Governor Bullock on the Montana Disclose Act (PDF):

“Montana elections are about to become the most transparent in the nation, requiring those trying to influence our elections to come out of the dark money shadows,” Gov. Steve Bullock (D), who plans to sign the bill, said in a statement. “Our elections should be decided by Montanans, not shadowy dark money groups.” […]

“What Montana shows is that the issue of money in politics is really only a partisan issue in Washington, D.C.,” Adam Smith, spokesman for the campaign finance reform group Every Voice, said. “People can come together — Republicans and Democrats — and pass real effective reforms of the system.”

Two other states have similar bans: California, which passed legislation, and New York, where rules were imposed through regulatory action.

Good job, Montana. Insuring clean honest elections is not a red state or blue state issue … it is an issue essential to the democracy of the United States.

 


8 comments

  1. I hope their courageous protection of honest elections is rewarded by the citizens of their state.

    Draining the swamp … one state at a time.

  2. The Koch group alone will spend close to a billion and both frontrunners, Gov. Bush and Secretary Clinton, have stated that they will need a few billion apiece.

    Hillary Clinton spoke about the need to get dark money out of politics and suggests a constitutional amendment:

    We need to fix our dysfunctional political system and get unaccounted money out of it, once and for all, even if that takes a constitutional amendment,” she said to a gathering at Kirkwood Community College in Iowa.
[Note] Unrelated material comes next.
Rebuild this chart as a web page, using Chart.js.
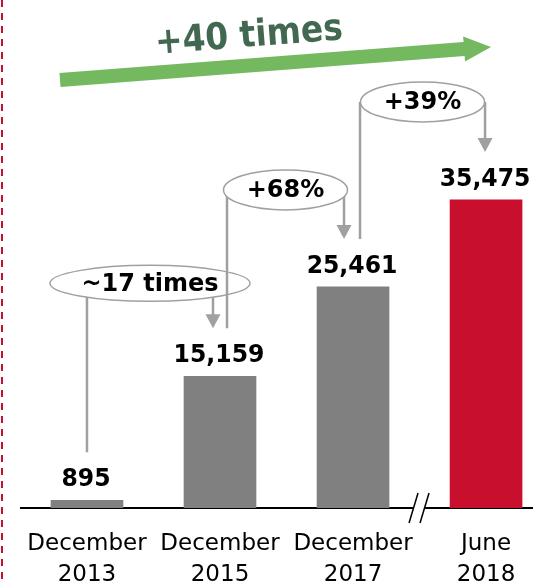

    Campaign finance reform is one of four pillars, “four big fights,” of her campaign, she said, along with help for families and communities; a stronger, more balanced economy; and a strong national defense.

    Republican presidential hopeful Lindsey Graham has also spoken about the need to address this issue:

    “The next president of the United States needs to get a commission of really smart people and find a way to create a constitutional amendment to limit the role of superPACs,” said Graham, a senator from South Carolina who is weighing a presidential run.

    The problem is more than Citizens United, it goes all the way back to 1976:

    Campaign spending has been constitutionally protected since a 1976 Supreme Court decision known as Buckley v. Valeo. The justices said Congress could not regulate political spending, because it was tantamount to free speech. All subsequent attempts to control political money have had to work around the Buckley distinction between contributions and spending.

    Former Democratic presidential candidate and New Jersey Sen. Bill Bradley said as early as the 1990s that a constitutional amendment was needed to overturn Buckley. In 2012, he told NPR’s Talk Of The Nation, “You need a constitutional amendment that says federal, state and local governments may limit the amount of money in a campaign.”

    Republicans are resistant to a change probably because, as the number of actual voters supporting their policies shrinks, their only hope is to spend obscene amounts of money to tar their opponents and lie about their own records.

    And of course, the naysayers are suggesting that Secretary Clinton is a hypocrite as she heads into the presidential cycle much like they called Barack Obama a hypocrite for eschewing federal funds (and spending limits) for his two campaigns. No. We can’t lay down our weapons and hope that our opponents do as well. The only way to get both sides to lay down their weapons at the same time is to make it the law of the land. Maybe the optics of spending $5 or 6 billion on a presidential race will break the logjam and get something done.

    It does not necessarily need a constitutional amendment. The DISCLOSE Act that died in the Senate in 2010 by failing cloture by one vote, would have done a lot to limit dark money. If someone wants to exercise their free speech by contributing to a candidate, fine. But we need to make them get up on the soapbox and tell us their name so we can find out just who they represent and if their donation is actually a bribe.